Context-PEFT: Efficient Multi-Modal, Multi-Task Fine-Tuning
This paper introduces a novel Parameter-Efficient Fine- Tuning (PEFT) framework for multi-modal, multi-task transfer learning with pre-trained language models. PEFT techniques such as LoRA, BitFit and IA3 have demonstrated comparable performance to full fine-tuning of pre-trained models for specific downstream tasks, all while demanding significantly fewer trainable parameters and reduced GPU memory consumption. However, in the context of multimodal fine-tuning, the need for architectural modifications or full fine-tuning often becomes apparent. To address this we propose Context-PEFT, which learns different groups of adaptor parameters based on the token’s domain. This approach enables LoRA-like weight injection without requiring additional architectural changes. Our method is evaluated on the COCO captioning task, where it outperforms full fine-tuning under similar data constraints while simultaneously offering a substantially more parameter-efficient and computationally economical solution.
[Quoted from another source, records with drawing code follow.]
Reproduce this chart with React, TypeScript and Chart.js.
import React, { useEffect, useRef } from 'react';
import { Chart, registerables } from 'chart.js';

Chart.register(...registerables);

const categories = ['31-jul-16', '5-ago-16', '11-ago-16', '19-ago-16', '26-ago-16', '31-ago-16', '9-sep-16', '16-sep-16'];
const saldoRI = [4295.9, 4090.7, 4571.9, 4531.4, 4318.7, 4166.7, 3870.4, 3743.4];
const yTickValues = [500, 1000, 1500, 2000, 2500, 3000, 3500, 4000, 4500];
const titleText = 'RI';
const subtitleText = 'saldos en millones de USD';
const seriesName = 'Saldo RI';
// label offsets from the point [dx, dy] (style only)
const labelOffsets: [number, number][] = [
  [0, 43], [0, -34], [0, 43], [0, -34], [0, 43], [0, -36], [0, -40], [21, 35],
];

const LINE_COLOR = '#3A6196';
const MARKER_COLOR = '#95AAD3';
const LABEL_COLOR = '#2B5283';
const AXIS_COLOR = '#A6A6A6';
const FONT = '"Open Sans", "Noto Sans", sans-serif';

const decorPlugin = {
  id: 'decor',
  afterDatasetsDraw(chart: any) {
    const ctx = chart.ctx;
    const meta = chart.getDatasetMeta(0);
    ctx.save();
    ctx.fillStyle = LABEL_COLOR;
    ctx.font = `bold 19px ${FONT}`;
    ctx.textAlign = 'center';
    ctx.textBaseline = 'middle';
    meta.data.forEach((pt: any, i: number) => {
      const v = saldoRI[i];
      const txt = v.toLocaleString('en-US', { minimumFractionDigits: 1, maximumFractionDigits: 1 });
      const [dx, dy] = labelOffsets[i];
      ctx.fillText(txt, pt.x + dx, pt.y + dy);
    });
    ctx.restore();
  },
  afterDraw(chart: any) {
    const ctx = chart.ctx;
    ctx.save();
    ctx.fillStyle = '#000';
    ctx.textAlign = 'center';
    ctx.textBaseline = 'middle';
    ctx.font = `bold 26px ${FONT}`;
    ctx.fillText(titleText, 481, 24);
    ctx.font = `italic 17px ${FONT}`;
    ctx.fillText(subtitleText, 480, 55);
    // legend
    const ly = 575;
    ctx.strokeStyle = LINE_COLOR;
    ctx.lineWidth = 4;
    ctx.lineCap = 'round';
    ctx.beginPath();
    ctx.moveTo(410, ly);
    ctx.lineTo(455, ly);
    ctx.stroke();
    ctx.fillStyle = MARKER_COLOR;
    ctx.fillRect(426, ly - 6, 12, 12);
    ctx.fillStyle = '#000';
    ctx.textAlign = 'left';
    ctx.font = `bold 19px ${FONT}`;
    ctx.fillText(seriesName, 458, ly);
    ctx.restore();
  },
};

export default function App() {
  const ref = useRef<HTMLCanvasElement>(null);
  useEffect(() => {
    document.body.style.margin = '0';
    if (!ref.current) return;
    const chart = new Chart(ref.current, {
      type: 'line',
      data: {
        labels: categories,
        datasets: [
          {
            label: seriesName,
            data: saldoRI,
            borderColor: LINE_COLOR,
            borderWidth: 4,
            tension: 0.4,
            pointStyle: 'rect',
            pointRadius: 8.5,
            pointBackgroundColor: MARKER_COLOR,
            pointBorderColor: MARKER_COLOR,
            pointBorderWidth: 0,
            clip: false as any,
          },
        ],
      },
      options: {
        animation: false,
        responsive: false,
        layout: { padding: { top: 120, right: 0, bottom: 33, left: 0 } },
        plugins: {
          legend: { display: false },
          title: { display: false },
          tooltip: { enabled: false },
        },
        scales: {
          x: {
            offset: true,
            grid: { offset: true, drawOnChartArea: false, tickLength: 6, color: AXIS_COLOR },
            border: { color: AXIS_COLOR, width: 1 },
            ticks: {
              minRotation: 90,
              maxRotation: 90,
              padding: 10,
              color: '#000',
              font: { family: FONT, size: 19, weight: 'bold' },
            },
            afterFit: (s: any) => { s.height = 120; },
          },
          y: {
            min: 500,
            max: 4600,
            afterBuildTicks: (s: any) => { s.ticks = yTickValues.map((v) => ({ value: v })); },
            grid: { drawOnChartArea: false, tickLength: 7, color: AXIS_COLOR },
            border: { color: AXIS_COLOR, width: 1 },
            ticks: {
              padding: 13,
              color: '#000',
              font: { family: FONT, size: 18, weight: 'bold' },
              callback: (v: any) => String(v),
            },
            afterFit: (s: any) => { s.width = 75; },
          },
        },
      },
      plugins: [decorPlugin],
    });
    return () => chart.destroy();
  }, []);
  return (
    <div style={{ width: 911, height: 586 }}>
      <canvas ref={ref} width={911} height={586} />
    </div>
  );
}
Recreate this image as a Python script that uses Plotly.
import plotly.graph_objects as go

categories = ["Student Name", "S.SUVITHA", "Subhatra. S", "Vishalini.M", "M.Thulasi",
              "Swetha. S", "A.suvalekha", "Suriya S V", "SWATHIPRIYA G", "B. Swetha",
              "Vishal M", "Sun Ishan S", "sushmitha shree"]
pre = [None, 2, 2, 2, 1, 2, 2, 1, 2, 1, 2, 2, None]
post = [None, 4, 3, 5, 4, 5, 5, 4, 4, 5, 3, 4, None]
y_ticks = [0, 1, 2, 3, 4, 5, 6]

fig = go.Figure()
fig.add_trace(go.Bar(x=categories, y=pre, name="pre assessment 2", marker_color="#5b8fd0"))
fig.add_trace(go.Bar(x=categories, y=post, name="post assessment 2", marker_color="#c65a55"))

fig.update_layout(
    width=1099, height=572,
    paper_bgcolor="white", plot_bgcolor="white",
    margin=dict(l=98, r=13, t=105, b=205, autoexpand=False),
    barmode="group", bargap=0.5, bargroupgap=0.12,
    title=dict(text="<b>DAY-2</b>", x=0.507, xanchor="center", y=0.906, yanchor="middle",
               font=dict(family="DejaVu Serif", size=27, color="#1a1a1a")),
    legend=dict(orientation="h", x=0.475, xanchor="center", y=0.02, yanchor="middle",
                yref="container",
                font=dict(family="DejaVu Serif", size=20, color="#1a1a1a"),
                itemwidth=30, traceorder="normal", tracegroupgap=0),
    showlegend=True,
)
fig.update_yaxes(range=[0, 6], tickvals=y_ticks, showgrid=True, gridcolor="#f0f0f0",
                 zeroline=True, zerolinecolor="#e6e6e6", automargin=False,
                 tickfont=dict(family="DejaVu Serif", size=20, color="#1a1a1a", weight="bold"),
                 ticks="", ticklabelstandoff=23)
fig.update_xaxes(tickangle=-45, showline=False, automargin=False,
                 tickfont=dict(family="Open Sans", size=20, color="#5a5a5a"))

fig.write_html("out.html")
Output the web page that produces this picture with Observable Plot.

Introduction. Recent advancements in Parameter-Efficient Fine-Tuning (PEFT), exemplified by techniques such as LoRA, BitFit, and IA3 [16, 21, 40], have demonstrated their ability to deliver performance on par with full fine-tuning of pretrained models for specific downstream tasks, all while significantly reducing the number of trainable parameters and GPU memory consumption. However, in the realm of multi-modal transfer-learning, there often arises a need for architectural adjustments – such as Multi-Modal Causal Attention [39] – or full fine-tuning – as demonstrated by LLaVA [23]. In response to these challenges we introduce a novel PEFT framework, Context-PEFT, which learns different groups of adaptor parameters based on the token’s domain or purpose. This approach necessitates no further architectural modifications and is adaptable to various PEFT techniques.
Discussion / Conclusion. The primary application for Context-PEFT is in compute and data-constrained environments; for example when there is a low volume of training data, when there are GPU memory restrictions necessitating the use of smaller models and/or fewer trainable parameters, when there is limited training time which may prevent full fine-tuning from converging to a good minima, or when models must be deployed for inference on low-resource hardware such as consumer grade workstations, mobile devices and embedded systems. However, if the aforementioned constraints are not a concern, it is unlikely Context-PEFT will outperform full finetuning. This is likely due to the fact that the embedding spaces of SOTA language models are often wide enough to represent multiple modalities without the need for contextspecific weights when trained to convergence on a large volume of training data, as shown by Qwen-VL and LLaVa [2, 23]. In this paper, we have introduced Context-PEFT as a multimodal, multi-task fine-tuning framework to efficiently adapt pre-trained language models to other modalities in a dataand parameter-efficient manor by learning multiple groups of adaptor parameters which are specific to each token’s domain.